Records supplied
#####
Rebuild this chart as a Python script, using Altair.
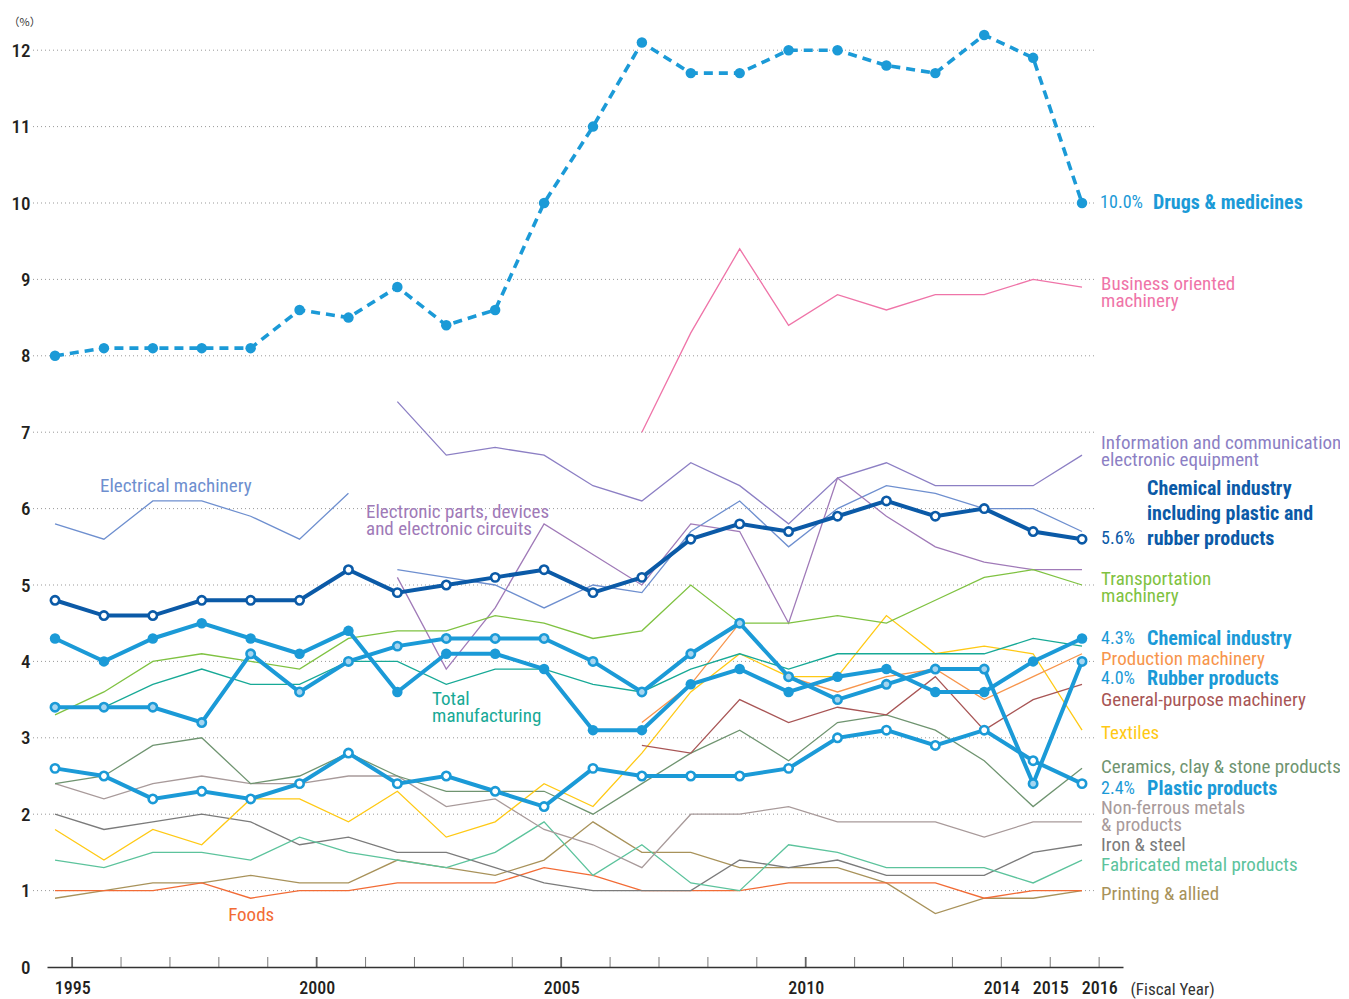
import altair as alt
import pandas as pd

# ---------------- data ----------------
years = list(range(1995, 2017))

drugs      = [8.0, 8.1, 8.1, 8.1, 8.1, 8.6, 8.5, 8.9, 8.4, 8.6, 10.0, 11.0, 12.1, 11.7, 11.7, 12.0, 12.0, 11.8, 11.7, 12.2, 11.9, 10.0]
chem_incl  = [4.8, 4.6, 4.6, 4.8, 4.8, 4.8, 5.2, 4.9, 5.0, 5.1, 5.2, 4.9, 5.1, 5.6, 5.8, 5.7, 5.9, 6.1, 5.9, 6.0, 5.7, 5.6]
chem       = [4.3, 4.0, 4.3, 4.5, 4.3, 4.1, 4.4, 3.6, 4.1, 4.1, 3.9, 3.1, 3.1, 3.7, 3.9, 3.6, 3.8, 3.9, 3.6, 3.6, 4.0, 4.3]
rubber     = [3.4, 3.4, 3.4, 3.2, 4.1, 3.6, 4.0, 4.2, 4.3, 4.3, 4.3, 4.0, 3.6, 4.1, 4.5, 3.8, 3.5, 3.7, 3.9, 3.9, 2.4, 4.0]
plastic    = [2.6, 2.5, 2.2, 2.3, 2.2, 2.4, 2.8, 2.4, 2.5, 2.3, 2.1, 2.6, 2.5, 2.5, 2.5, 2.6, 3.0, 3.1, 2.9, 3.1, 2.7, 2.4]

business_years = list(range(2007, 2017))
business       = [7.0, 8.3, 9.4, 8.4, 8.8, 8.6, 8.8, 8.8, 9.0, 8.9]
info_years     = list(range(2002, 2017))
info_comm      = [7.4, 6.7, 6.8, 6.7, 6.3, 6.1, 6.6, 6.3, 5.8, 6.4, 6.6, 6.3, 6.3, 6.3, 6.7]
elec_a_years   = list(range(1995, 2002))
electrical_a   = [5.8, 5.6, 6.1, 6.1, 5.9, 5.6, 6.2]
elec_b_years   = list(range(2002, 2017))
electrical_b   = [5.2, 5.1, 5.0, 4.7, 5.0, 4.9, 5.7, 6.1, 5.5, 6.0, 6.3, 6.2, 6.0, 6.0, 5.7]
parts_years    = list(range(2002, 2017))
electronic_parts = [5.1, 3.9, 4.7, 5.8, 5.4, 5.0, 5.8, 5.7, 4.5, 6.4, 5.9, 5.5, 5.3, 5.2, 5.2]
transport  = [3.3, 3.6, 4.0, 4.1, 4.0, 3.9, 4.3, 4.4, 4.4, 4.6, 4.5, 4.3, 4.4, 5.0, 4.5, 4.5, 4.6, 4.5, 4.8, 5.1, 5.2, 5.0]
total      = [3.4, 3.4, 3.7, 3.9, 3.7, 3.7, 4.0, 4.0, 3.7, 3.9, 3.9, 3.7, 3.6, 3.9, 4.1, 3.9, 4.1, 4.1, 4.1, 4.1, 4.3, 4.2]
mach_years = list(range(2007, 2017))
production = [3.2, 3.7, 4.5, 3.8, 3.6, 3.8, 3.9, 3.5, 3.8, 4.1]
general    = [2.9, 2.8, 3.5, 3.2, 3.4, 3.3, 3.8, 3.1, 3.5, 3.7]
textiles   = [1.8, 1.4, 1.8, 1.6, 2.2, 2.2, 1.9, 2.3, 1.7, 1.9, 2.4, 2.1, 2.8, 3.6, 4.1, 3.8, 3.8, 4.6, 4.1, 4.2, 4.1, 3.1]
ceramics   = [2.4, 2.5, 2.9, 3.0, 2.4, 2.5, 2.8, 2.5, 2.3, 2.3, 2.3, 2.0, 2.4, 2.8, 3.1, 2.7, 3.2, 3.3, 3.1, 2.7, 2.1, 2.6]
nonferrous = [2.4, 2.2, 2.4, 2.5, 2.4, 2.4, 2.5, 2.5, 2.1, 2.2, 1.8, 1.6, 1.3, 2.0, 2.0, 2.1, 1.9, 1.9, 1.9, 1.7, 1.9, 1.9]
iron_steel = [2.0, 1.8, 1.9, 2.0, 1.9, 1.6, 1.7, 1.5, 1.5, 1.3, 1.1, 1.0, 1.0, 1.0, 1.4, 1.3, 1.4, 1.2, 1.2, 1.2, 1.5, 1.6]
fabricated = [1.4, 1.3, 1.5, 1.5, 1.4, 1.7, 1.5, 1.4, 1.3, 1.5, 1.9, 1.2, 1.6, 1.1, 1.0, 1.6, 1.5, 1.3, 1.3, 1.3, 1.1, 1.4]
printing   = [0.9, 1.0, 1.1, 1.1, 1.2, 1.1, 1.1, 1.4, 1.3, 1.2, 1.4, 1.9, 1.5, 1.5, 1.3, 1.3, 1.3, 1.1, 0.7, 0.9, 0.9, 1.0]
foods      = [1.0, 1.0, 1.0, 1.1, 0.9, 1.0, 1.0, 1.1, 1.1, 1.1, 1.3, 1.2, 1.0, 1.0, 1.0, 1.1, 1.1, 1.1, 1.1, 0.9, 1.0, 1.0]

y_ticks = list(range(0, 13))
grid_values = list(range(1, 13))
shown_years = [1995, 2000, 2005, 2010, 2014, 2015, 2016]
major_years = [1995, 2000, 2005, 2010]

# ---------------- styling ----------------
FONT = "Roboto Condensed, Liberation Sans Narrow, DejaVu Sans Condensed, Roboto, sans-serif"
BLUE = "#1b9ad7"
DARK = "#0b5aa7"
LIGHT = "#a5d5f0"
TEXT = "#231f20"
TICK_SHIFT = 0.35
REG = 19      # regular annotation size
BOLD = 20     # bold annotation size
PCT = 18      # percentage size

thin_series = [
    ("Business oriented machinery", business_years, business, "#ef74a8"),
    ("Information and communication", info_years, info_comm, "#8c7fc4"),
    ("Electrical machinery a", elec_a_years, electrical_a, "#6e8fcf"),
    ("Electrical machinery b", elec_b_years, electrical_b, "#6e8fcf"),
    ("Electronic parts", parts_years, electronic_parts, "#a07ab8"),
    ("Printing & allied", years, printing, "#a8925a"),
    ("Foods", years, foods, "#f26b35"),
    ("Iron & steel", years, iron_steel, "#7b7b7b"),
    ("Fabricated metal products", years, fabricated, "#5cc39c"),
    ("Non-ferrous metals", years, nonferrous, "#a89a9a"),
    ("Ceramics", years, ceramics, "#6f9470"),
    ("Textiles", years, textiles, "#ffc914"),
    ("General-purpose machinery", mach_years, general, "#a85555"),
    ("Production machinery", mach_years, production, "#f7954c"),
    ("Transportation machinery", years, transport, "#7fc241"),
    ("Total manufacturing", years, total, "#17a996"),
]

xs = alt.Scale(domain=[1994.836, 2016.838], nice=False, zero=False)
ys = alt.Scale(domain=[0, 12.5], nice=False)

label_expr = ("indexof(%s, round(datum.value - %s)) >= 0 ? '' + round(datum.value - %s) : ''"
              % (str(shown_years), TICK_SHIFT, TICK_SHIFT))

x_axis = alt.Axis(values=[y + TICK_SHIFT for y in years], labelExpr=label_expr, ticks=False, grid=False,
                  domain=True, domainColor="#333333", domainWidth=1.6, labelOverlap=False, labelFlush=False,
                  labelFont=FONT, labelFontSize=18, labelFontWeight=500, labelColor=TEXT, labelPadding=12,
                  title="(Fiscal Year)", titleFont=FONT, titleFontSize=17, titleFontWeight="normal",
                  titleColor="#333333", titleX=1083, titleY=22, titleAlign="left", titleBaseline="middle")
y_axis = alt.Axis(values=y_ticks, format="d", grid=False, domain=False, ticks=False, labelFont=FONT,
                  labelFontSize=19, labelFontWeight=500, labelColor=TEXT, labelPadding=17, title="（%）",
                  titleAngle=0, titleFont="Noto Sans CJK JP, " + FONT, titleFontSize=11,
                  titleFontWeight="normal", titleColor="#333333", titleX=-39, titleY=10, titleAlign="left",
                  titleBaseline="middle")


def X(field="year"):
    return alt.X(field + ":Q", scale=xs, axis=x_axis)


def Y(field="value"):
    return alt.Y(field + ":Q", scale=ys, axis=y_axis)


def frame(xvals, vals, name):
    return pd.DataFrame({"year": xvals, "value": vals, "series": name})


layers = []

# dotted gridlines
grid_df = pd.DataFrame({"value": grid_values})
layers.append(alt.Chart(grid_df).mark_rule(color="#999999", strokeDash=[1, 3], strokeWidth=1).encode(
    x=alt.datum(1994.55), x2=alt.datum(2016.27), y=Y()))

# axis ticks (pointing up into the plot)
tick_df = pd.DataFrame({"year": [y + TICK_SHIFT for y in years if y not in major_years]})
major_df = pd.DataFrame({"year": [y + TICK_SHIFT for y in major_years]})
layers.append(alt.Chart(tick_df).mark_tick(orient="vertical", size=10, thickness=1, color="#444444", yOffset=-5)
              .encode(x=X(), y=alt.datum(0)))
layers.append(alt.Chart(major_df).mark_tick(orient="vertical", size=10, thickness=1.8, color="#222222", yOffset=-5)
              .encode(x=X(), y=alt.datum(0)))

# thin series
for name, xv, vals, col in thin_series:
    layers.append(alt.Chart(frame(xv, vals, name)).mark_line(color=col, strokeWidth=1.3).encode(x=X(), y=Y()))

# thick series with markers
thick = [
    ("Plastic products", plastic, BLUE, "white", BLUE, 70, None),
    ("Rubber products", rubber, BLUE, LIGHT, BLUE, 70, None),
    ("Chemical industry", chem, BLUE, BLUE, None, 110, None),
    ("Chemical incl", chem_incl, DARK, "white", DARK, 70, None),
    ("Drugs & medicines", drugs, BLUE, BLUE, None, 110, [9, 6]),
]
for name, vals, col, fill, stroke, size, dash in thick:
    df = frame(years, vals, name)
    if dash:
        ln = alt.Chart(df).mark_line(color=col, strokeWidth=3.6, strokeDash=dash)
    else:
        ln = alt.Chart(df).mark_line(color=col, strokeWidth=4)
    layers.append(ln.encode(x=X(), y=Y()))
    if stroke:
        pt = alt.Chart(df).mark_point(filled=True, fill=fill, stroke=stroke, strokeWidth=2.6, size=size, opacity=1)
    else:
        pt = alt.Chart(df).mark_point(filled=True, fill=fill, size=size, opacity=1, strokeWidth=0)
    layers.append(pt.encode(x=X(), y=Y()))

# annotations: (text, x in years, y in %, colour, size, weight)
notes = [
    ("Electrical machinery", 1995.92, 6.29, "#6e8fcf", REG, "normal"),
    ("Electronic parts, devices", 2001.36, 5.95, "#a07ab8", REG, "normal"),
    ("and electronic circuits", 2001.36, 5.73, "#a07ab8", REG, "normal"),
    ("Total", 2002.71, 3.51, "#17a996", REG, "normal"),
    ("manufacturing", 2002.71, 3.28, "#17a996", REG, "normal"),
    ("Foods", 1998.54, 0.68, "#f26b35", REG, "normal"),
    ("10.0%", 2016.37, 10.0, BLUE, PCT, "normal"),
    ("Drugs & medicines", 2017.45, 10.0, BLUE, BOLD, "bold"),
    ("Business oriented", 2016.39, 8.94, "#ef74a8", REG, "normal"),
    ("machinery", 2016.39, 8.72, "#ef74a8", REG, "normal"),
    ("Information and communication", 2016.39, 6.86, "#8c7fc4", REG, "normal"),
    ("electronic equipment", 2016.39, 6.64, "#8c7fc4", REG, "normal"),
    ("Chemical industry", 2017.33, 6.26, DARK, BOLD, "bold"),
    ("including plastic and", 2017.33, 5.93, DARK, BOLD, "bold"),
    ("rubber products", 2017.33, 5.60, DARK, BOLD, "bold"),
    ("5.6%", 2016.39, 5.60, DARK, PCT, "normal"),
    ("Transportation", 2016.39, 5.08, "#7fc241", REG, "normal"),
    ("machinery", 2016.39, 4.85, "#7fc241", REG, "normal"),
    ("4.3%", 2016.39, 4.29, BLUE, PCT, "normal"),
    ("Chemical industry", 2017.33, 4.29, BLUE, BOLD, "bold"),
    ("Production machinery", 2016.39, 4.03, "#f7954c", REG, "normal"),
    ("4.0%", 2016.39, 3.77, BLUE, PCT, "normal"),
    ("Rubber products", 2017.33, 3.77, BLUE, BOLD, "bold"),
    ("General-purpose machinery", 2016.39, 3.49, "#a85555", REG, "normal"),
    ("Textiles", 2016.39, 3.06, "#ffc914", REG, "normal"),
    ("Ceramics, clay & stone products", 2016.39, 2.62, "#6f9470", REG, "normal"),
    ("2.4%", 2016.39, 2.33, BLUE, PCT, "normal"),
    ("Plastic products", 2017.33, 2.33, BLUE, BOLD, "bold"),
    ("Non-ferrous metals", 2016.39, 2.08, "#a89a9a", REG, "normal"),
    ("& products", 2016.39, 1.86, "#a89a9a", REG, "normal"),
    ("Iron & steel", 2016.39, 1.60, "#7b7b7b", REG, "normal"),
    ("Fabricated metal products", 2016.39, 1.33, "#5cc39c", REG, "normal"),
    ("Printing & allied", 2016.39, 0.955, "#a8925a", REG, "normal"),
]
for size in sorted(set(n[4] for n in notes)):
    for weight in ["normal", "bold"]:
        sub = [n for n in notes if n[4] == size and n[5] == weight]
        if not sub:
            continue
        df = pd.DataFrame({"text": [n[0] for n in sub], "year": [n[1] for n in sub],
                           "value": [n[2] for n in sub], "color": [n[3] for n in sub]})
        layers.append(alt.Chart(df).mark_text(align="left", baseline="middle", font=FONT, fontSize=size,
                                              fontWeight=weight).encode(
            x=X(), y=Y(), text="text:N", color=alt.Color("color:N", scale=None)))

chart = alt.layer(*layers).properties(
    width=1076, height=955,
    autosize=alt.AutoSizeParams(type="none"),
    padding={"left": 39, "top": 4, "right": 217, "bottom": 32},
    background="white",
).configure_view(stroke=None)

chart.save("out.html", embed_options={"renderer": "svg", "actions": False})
#####
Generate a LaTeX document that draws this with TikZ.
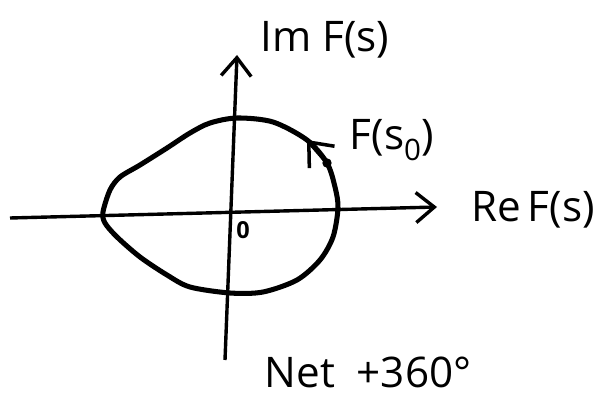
#####
Written problem
Keep the images out of the copy. Repeat word for word only the lines from the one containing "Rebuild this chart" through the one containing "years = list(range(1995, 2017))", both ends included.

Expected answer
Rebuild this chart as a Python script, using Altair.
import altair as alt
import pandas as pd

# ---------------- data ----------------
years = list(range(1995, 2017))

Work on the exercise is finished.